Task brief: The material below should be written out in full and exactly; pictures stay out of the copy.

Supplied information:
──────
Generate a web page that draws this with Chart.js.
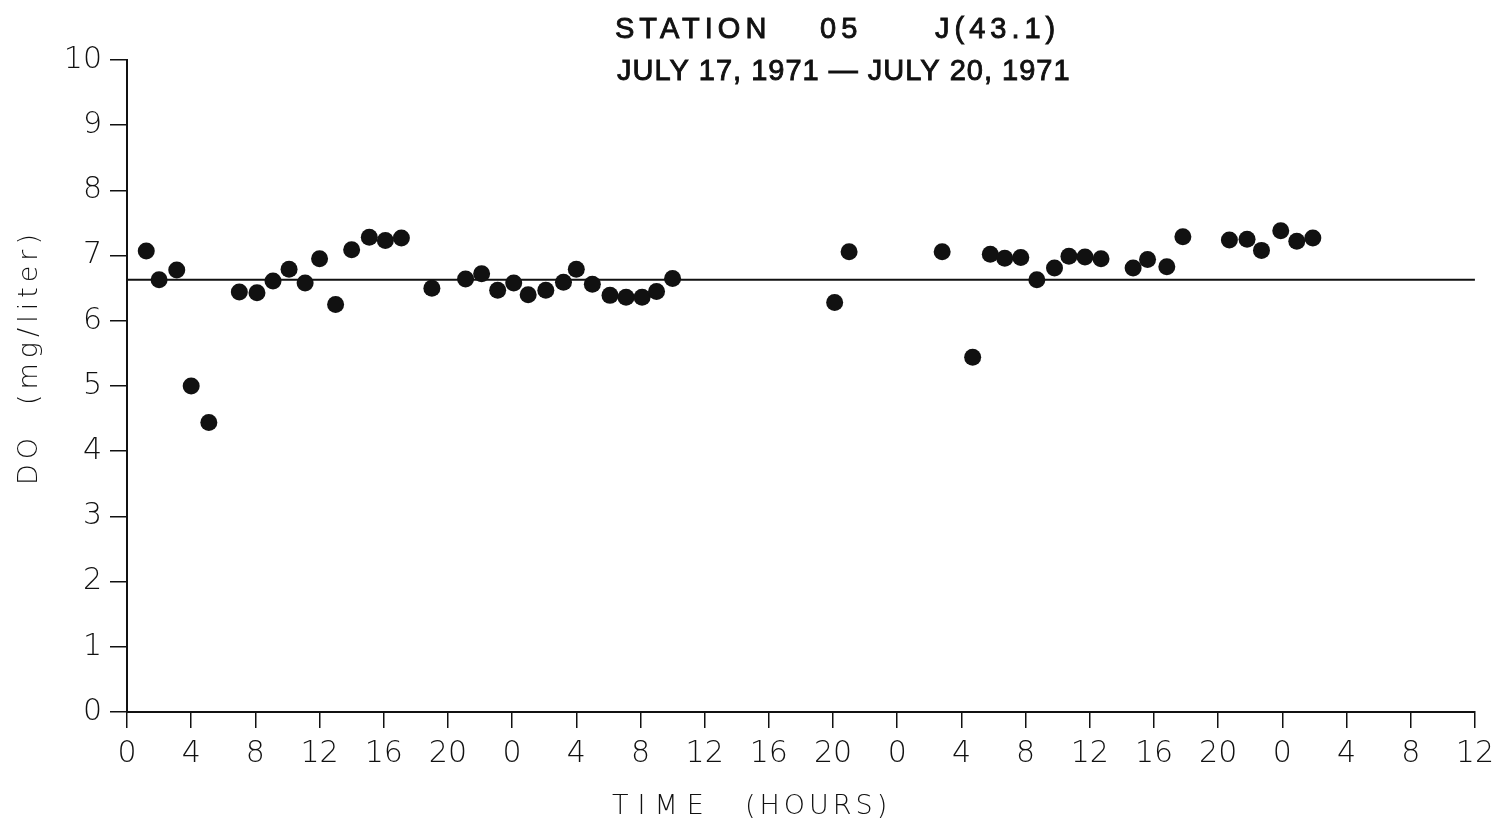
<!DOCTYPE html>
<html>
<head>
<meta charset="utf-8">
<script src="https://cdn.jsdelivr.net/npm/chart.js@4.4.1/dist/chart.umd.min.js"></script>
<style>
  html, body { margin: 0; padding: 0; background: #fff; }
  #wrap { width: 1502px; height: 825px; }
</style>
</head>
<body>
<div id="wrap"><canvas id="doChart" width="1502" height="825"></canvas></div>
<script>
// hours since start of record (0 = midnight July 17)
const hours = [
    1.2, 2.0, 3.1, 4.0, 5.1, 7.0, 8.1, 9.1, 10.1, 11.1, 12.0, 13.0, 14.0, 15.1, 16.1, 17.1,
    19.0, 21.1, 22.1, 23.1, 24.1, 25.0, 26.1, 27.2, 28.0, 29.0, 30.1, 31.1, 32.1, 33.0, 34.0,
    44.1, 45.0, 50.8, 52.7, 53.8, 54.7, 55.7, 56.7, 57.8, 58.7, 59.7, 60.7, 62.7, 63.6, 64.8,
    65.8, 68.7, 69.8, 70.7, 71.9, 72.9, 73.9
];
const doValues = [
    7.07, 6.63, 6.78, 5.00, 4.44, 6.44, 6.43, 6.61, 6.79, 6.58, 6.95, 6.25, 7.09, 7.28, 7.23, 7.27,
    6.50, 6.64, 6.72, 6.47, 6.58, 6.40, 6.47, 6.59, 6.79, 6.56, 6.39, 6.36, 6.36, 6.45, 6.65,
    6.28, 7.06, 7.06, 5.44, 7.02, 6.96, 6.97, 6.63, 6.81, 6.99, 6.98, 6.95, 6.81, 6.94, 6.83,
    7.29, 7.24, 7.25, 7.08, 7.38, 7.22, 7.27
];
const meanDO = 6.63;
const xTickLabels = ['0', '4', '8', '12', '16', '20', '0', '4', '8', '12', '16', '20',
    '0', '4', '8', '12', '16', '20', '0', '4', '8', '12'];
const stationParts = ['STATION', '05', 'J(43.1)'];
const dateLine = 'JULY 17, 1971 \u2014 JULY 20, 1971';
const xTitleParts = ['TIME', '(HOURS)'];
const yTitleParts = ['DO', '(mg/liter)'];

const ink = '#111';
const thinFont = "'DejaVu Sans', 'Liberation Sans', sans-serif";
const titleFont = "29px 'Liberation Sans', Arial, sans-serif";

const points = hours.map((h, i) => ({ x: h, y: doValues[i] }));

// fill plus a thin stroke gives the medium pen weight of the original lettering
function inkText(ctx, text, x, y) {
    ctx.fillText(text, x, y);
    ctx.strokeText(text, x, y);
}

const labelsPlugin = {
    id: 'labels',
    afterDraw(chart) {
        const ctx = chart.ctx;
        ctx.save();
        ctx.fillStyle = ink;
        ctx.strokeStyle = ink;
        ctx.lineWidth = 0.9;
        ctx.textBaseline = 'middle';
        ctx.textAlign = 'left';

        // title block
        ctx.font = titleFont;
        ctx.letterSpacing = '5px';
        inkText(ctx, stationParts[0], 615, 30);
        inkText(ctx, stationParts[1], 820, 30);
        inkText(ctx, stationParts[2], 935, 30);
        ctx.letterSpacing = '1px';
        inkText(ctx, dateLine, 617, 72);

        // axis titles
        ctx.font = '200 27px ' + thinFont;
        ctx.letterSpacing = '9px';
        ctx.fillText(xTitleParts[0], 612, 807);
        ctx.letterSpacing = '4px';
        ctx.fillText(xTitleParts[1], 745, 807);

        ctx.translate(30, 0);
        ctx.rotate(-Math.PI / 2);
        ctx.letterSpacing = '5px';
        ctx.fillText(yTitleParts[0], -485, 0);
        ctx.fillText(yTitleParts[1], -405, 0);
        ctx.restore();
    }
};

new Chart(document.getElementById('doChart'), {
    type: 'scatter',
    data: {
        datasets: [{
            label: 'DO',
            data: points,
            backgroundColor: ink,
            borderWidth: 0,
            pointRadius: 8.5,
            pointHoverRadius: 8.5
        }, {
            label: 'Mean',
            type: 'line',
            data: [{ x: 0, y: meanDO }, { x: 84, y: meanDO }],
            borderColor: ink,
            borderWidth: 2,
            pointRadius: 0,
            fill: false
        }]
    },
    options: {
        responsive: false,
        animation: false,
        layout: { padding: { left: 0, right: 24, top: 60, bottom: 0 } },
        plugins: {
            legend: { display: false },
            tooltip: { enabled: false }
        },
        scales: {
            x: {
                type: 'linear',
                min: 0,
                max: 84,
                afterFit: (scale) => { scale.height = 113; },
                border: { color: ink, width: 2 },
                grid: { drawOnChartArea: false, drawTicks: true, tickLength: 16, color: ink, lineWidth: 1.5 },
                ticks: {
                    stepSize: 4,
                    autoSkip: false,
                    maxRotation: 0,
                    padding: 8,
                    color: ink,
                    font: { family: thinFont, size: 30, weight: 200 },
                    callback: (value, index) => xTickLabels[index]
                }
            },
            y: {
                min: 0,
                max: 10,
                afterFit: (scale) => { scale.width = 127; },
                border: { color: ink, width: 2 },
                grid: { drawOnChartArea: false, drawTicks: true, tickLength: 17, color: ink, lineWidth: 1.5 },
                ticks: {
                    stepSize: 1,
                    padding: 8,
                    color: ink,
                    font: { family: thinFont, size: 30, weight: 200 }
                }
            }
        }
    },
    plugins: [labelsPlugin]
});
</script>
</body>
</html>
──────
Completed task:
Generate a web page that draws this with Chart.js.
<!DOCTYPE html>
<html>
<head>
<meta charset="utf-8">
<script src="https://cdn.jsdelivr.net/npm/chart.js@4.4.1/dist/chart.umd.min.js"></script>
<style>
  html, body { margin: 0; padding: 0; background: #fff; }
  #wrap { width: 1502px; height: 825px; }
</style>
</head>
<body>
<div id="wrap"><canvas id="doChart" width="1502" height="825"></canvas></div>
<script>
// hours since start of record (0 = midnight July 17)
const hours = [
    1.2, 2.0, 3.1, 4.0, 5.1, 7.0, 8.1, 9.1, 10.1, 11.1, 12.0, 13.0, 14.0, 15.1, 16.1, 17.1,
    19.0, 21.1, 22.1, 23.1, 24.1, 25.0, 26.1, 27.2, 28.0, 29.0, 30.1, 31.1, 32.1, 33.0, 34.0,
    44.1, 45.0, 50.8, 52.7, 53.8, 54.7, 55.7, 56.7, 57.8, 58.7, 59.7, 60.7, 62.7, 63.6, 64.8,
    65.8, 68.7, 69.8, 70.7, 71.9, 72.9, 73.9
];
const doValues = [
    7.07, 6.63, 6.78, 5.00, 4.44, 6.44, 6.43, 6.61, 6.79, 6.58, 6.95, 6.25, 7.09, 7.28, 7.23, 7.27,
    6.50, 6.64, 6.72, 6.47, 6.58, 6.40, 6.47, 6.59, 6.79, 6.56, 6.39, 6.36, 6.36, 6.45, 6.65,
    6.28, 7.06, 7.06, 5.44, 7.02, 6.96, 6.97, 6.63, 6.81, 6.99, 6.98, 6.95, 6.81, 6.94, 6.83,
    7.29, 7.24, 7.25, 7.08, 7.38, 7.22, 7.27
];
const meanDO = 6.63;
const xTickLabels = ['0', '4', '8', '12', '16', '20', '0', '4', '8', '12', '16', '20',
    '0', '4', '8', '12', '16', '20', '0', '4', '8', '12'];
const stationParts = ['STATION', '05', 'J(43.1)'];
const dateLine = 'JULY 17, 1971 \u2014 JULY 20, 1971';
const xTitleParts = ['TIME', '(HOURS)'];
const yTitleParts = ['DO', '(mg/liter)'];

const ink = '#111';
const thinFont = "'DejaVu Sans', 'Liberation Sans', sans-serif";
const titleFont = "29px 'Liberation Sans', Arial, sans-serif";

const points = hours.map((h, i) => ({ x: h, y: doValues[i] }));

// fill plus a thin stroke gives the medium pen weight of the original lettering
function inkText(ctx, text, x, y) {
    ctx.fillText(text, x, y);
    ctx.strokeText(text, x, y);
}

const labelsPlugin = {
    id: 'labels',
    afterDraw(chart) {
        const ctx = chart.ctx;
        ctx.save();
        ctx.fillStyle = ink;
        ctx.strokeStyle = ink;
        ctx.lineWidth = 0.9;
        ctx.textBaseline = 'middle';
        ctx.textAlign = 'left';

        // title block
        ctx.font = titleFont;
        ctx.letterSpacing = '5px';
        inkText(ctx, stationParts[0], 615, 30);
        inkText(ctx, stationParts[1], 820, 30);
        inkText(ctx, stationParts[2], 935, 30);
        ctx.letterSpacing = '1px';
        inkText(ctx, dateLine, 617, 72);

        // axis titles
        ctx.font = '200 27px ' + thinFont;
        ctx.letterSpacing = '9px';
        ctx.fillText(xTitleParts[0], 612, 807);
        ctx.letterSpacing = '4px';
        ctx.fillText(xTitleParts[1], 745, 807);

        ctx.translate(30, 0);
        ctx.rotate(-Math.PI / 2);
        ctx.letterSpacing = '5px';
        ctx.fillText(yTitleParts[0], -485, 0);
        ctx.fillText(yTitleParts[1], -405, 0);
        ctx.restore();
    }
};

new Chart(document.getElementById('doChart'), {
    type: 'scatter',
    data: {
        datasets: [{
            label: 'DO',
            data: points,
            backgroundColor: ink,
            borderWidth: 0,
            pointRadius: 8.5,
            pointHoverRadius: 8.5
        }, {
            label: 'Mean',
            type: 'line',
            data: [{ x: 0, y: meanDO }, { x: 84, y: meanDO }],
            borderColor: ink,
            borderWidth: 2,
            pointRadius: 0,
            fill: false
        }]
    },
    options: {
        responsive: false,
        animation: false,
        layout: { padding: { left: 0, right: 24, top: 60, bottom: 0 } },
        plugins: {
            legend: { display: false },
            tooltip: { enabled: false }
        },
        scales: {
            x: {
                type: 'linear',
                min: 0,
                max: 84,
                afterFit: (scale) => { scale.height = 113; },
                border: { color: ink, width: 2 },
                grid: { drawOnChartArea: false, drawTicks: true, tickLength: 16, color: ink, lineWidth: 1.5 },
                ticks: {
                    stepSize: 4,
                    autoSkip: false,
                    maxRotation: 0,
                    padding: 8,
                    color: ink,
                    font: { family: thinFont, size: 30, weight: 200 },
                    callback: (value, index) => xTickLabels[index]
                }
            },
            y: {
                min: 0,
                max: 10,
                afterFit: (scale) => { scale.width = 127; },
                border: { color: ink, width: 2 },
                grid: { drawOnChartArea: false, drawTicks: true, tickLength: 17, color: ink, lineWidth: 1.5 },
                ticks: {
                    stepSize: 1,
                    padding: 8,
                    color: ink,
                    font: { family: thinFont, size: 30, weight: 200 }
                }
            }
        }
    },
    plugins: [labelsPlugin]
});
</script>
</body>
</html>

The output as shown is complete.